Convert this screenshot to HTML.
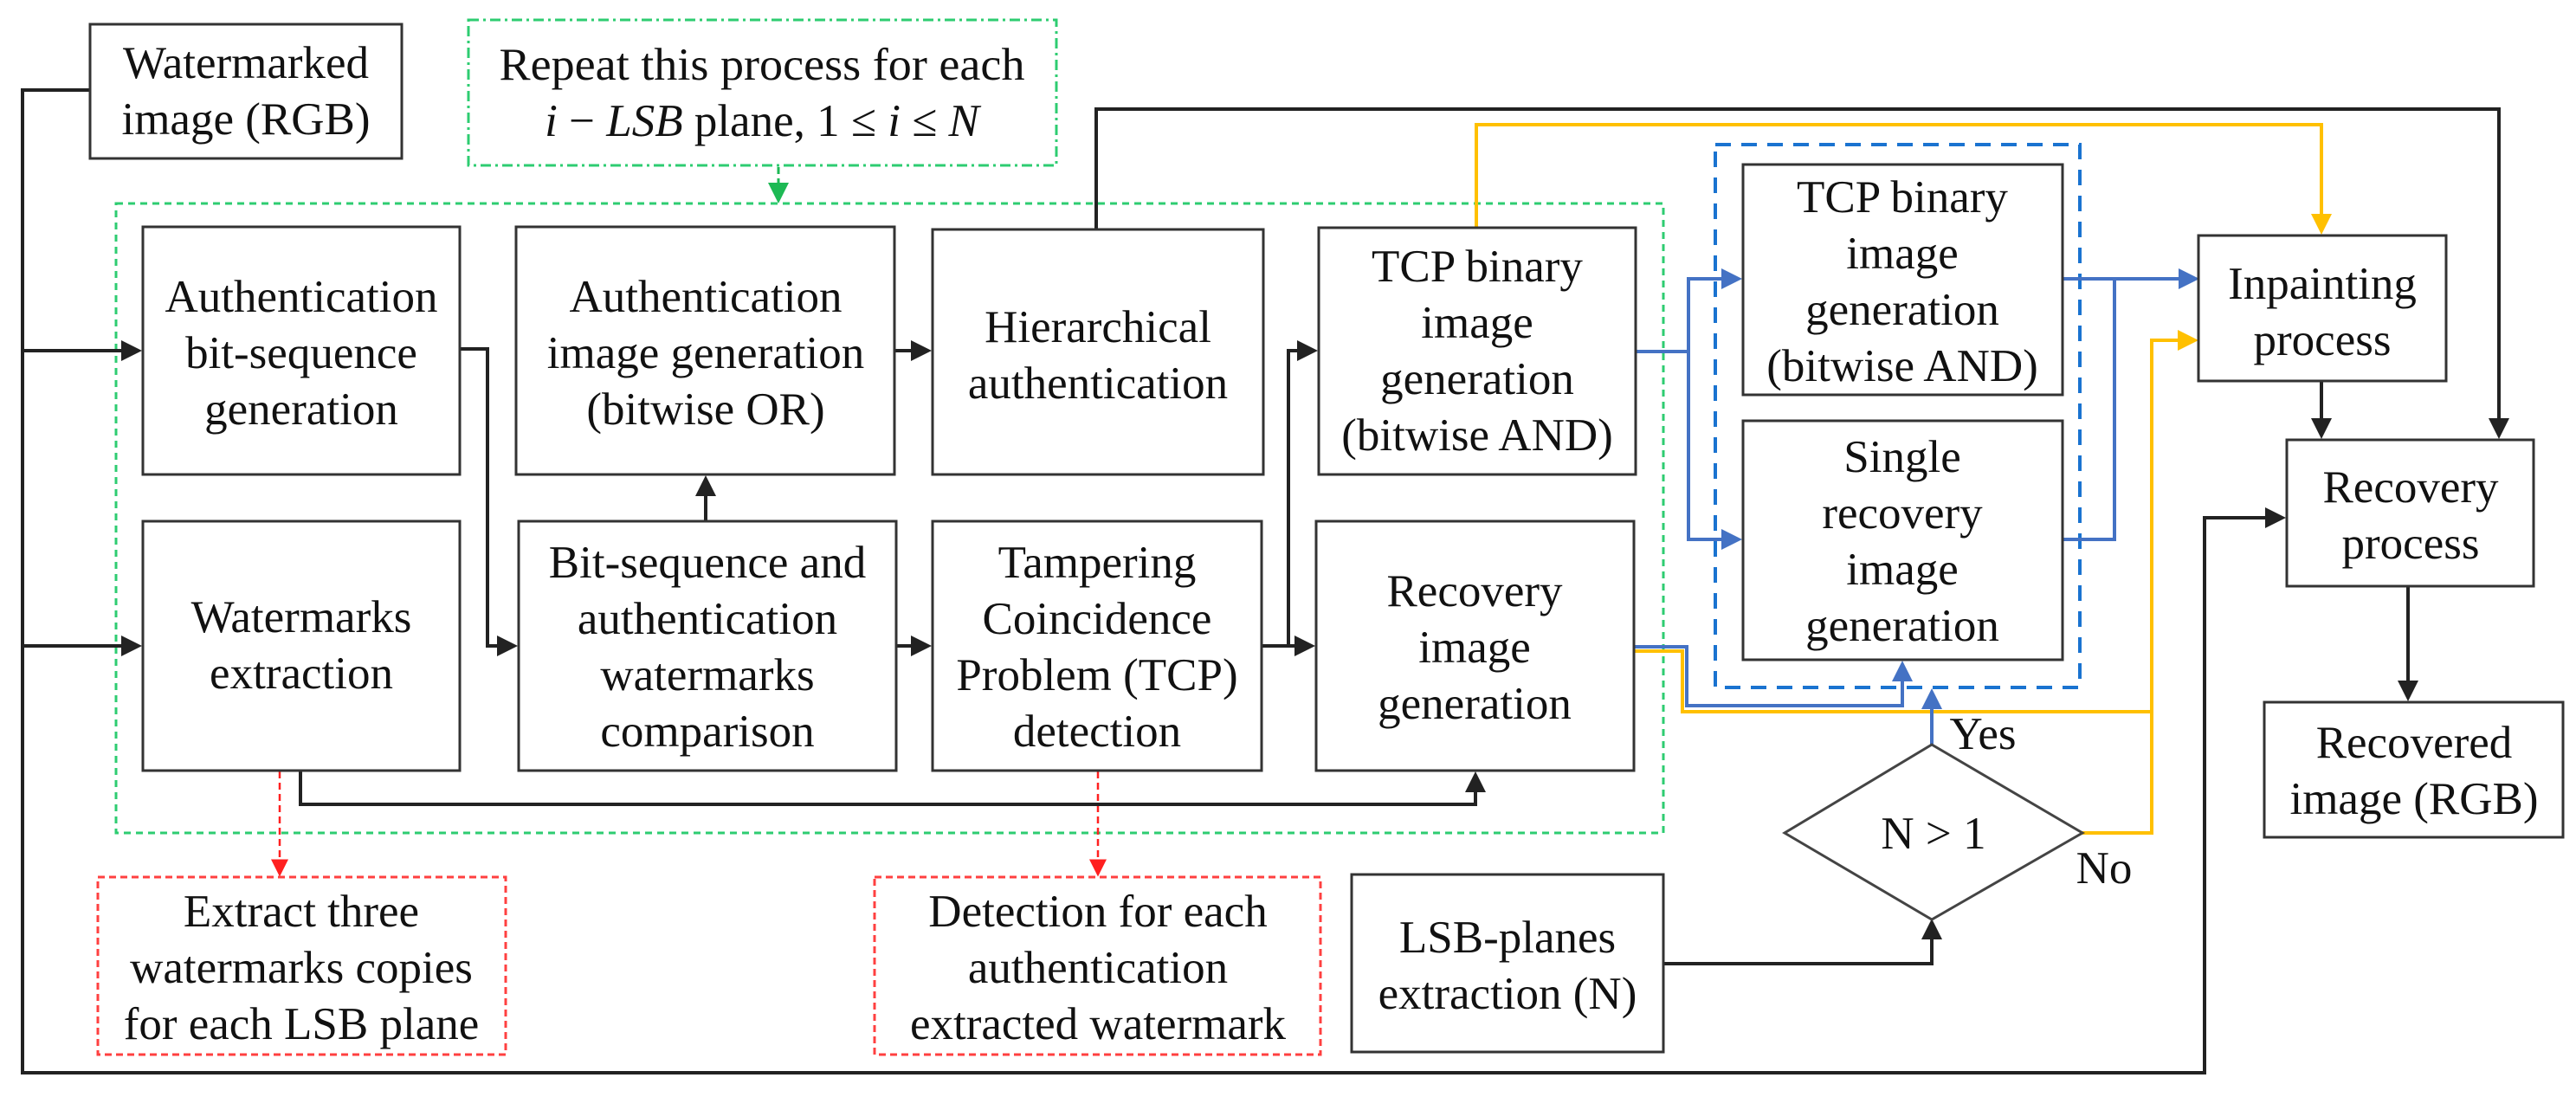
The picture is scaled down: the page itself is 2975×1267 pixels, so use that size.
<!DOCTYPE html>
<html><head><meta charset="utf-8"><style>
html,body{margin:0;padding:0;background:#fff;font-family:"Liberation Serif","Times New Roman","DejaVu Serif",serif;}
svg{display:block;}
svg text{font-family:"Liberation Serif","Times New Roman","DejaVu Serif",serif;font-size:53px;fill:#111;text-anchor:middle;}
.b{fill:#fff;stroke:#333;stroke-width:3;}
.k{fill:none;stroke:#222;stroke-width:4;}
.bl{fill:none;stroke:#4472c4;stroke-width:4;}
.y{fill:none;stroke:#ffc000;stroke-width:4;}
</style></head><body>
<svg width="2975" height="1267" viewBox="0 0 2975 1267" xmlns="http://www.w3.org/2000/svg" font-family="'Liberation Serif', 'Times New Roman', serif">
<defs>
<marker id="ak" markerWidth="6" markerHeight="6" refX="5" refY="3" orient="auto" markerUnits="strokeWidth"><path d="M0,0 L6,3 L0,6 z" fill="#222"/></marker>
<marker id="ab" markerWidth="6" markerHeight="6" refX="5" refY="3" orient="auto" markerUnits="strokeWidth"><path d="M0,0 L6,3 L0,6 z" fill="#4472c4"/></marker>
<marker id="ay" markerWidth="6" markerHeight="6" refX="5" refY="3" orient="auto" markerUnits="strokeWidth"><path d="M0,0 L6,3 L0,6 z" fill="#ffc000"/></marker>
<marker id="ag" markerWidth="8" markerHeight="8" refX="7" refY="4" orient="auto" markerUnits="strokeWidth"><path d="M0,0 L8,4 L0,8 z" fill="#1db954"/></marker>
<marker id="ar" markerWidth="8" markerHeight="8" refX="7" refY="4" orient="auto" markerUnits="strokeWidth"><path d="M0,0 L8,4 L0,8 z" fill="#ff2020"/></marker>
</defs>

<rect x="134" y="235" width="1787" height="727" fill="none" stroke="#2ecc71" stroke-width="3" stroke-dasharray="8,6"/>
<rect x="541" y="23" width="679" height="168" fill="none" stroke="#2ecc71" stroke-width="3" stroke-dasharray="12,5,3,5"/>
<rect x="1981" y="167" width="421" height="627" fill="none" stroke="#1a73d0" stroke-width="4" stroke-dasharray="18,12"/>
<rect x="113" y="1013" width="471" height="205" fill="none" stroke="#ff4040" stroke-width="3" stroke-dasharray="8,5"/>
<rect x="1010" y="1013" width="515" height="205" fill="none" stroke="#ff4040" stroke-width="3" stroke-dasharray="8,5"/>
<line x1="899" y1="193" x2="899" y2="232" stroke="#1db954" stroke-width="3" stroke-dasharray="8,5" marker-end="url(#ag)"/>
<line x1="323" y1="891" x2="323" y2="1010" stroke="#ff2020" stroke-width="2.5" stroke-dasharray="8,5" marker-end="url(#ar)"/>
<line x1="1268" y1="891" x2="1268" y2="1010" stroke="#ff2020" stroke-width="2.5" stroke-dasharray="8,5" marker-end="url(#ar)"/>

<path class="k" d="M104,104 H26 V1239 H2546 V598 H2636" marker-end="url(#ak)"/>
<path class="k" d="M26,405 H160" marker-end="url(#ak)"/>
<path class="k" d="M26,746 H160" marker-end="url(#ak)"/>
<path class="k" d="M531,403 H563 V746 H594" marker-end="url(#ak)"/>
<path class="k" d="M815,602 V553" marker-end="url(#ak)"/>
<path class="k" d="M1033,405 H1072" marker-end="url(#ak)"/>
<path class="k" d="M1035,746 H1072" marker-end="url(#ak)"/>
<path class="k" d="M1457,746 H1488 V405 H1518" marker-end="url(#ak)"/>
<path class="k" d="M1488,746 H1515" marker-end="url(#ak)"/>
<path class="k" d="M347,890 V929 H1704 V895" marker-end="url(#ak)"/>
<path class="k" d="M1266,265 V126 H2886 V503" marker-end="url(#ak)"/>
<path class="k" d="M2681,440 V503" marker-end="url(#ak)"/>
<path class="k" d="M2781,677 V806" marker-end="url(#ak)"/>
<path class="k" d="M1921,1113 H2231 V1065" marker-end="url(#ak)"/>

<path class="y" d="M1705,263 V144 H2681 V267" marker-end="url(#ay)"/>
<path class="y" d="M1887,752 H1943 V822 H2485 V393 H2535" marker-end="url(#ay)"/>
<path class="y" d="M2405,962 H2485 V822"/>

<path class="bl" d="M1889,406 H1950 V322 H2008" marker-end="url(#ab)"/>
<path class="bl" d="M1950,406 V623 H2008" marker-end="url(#ab)"/>
<path class="bl" d="M2382,322 H2536" marker-end="url(#ab)"/>
<path class="bl" d="M2382,623 H2442 V322"/>
<path class="bl" d="M1887,747 H1948 V815 H2197 V767" marker-end="url(#ab)"/>
<path class="bl" d="M2231,860 V799" marker-end="url(#ab)"/>

<rect class="b" x="104" y="28" width="360" height="155"/>
<text x="284" y="90">Watermarked</text><text x="284" y="155">image (RGB)</text>

<text x="880" y="92" textLength="607" lengthAdjust="spacingAndGlyphs">Repeat this process for each</text>
<text x="880" y="157"><tspan font-style="italic">i</tspan> − <tspan font-style="italic">LSB</tspan> plane, 1 ≤ <tspan font-style="italic">i</tspan> ≤ <tspan font-style="italic">N</tspan></text>

<rect class="b" x="165" y="262" width="366" height="286"/>
<text x="348" y="360">Authentication</text><text x="348" y="425">bit-sequence</text><text x="348" y="490">generation</text>

<rect class="b" x="596" y="262" width="437" height="286"/>
<text x="815" y="360">Authentication</text><text x="815" y="425">image generation</text><text x="815" y="490">(bitwise OR)</text>

<rect class="b" x="1077" y="265" width="382" height="283"/>
<text x="1268" y="395">Hierarchical</text><text x="1268" y="460">authentication</text>

<rect class="b" x="1523" y="263" width="366" height="285"/>
<text x="1706" y="325">TCP binary</text><text x="1706" y="390">image</text><text x="1706" y="455">generation</text><text x="1706" y="520">(bitwise AND)</text>

<rect class="b" x="165" y="602" width="366" height="288"/>
<text x="348" y="730">Watermarks</text><text x="348" y="795">extraction</text>

<rect class="b" x="599" y="602" width="436" height="288"/>
<text x="817" y="667">Bit-sequence and</text><text x="817" y="732">authentication</text><text x="817" y="797">watermarks</text><text x="817" y="862">comparison</text>

<rect class="b" x="1077" y="602" width="380" height="288"/>
<text x="1267" y="667">Tampering</text><text x="1267" y="732">Coincidence</text><text x="1267" y="797">Problem (TCP)</text><text x="1267" y="862">detection</text>

<rect class="b" x="1520" y="602" width="367" height="288"/>
<text x="1703" y="700">Recovery</text><text x="1703" y="765">image</text><text x="1703" y="830">generation</text>

<rect class="b" x="2013" y="190" width="369" height="266"/>
<text x="2197" y="245">TCP binary</text><text x="2197" y="310">image</text><text x="2197" y="375">generation</text><text x="2197" y="440">(bitwise AND)</text>

<rect class="b" x="2013" y="486" width="369" height="276"/>
<text x="2197" y="545">Single</text><text x="2197" y="610">recovery</text><text x="2197" y="675">image</text><text x="2197" y="740">generation</text>

<rect class="b" x="2539" y="272" width="286" height="168"/>
<text x="2682" y="345">Inpainting</text><text x="2682" y="410">process</text>

<rect class="b" x="2641" y="508" width="285" height="169"/>
<text x="2784" y="580">Recovery</text><text x="2784" y="645">process</text>

<rect class="b" x="2615" y="811" width="345" height="156"/>
<text x="2788" y="875">Recovered</text><text x="2788" y="940">image (RGB)</text>

<rect class="b" x="1561" y="1010" width="360" height="205"/>
<text x="1741" y="1100">LSB-planes</text><text x="1741" y="1165">extraction (N)</text>

<text x="348" y="1070">Extract three</text><text x="348" y="1135">watermarks copies</text><text x="348" y="1200">for each LSB plane</text>
<text x="1268" y="1070">Detection for each</text><text x="1268" y="1135">authentication</text><text x="1268" y="1200">extracted watermark</text>

<polygon points="2231,860 2405,962 2231,1062 2061,962" fill="#fff" stroke="#444" stroke-width="3"/>
<text x="2233" y="980">N &gt; 1</text>
<text x="2290" y="865">Yes</text>
<text x="2430" y="1020">No</text>
</svg>
</body></html>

Exercise:
Scan the material for lines with the word "size", and copy each line you find.

Full solution:
The picture is scaled down: the page itself is 2975×1267 pixels, so use that size.
svg text{font-family:"Liberation Serif","Times New Roman","DejaVu Serif",serif;font-size:53px;fill:#111;text-anchor:middle;}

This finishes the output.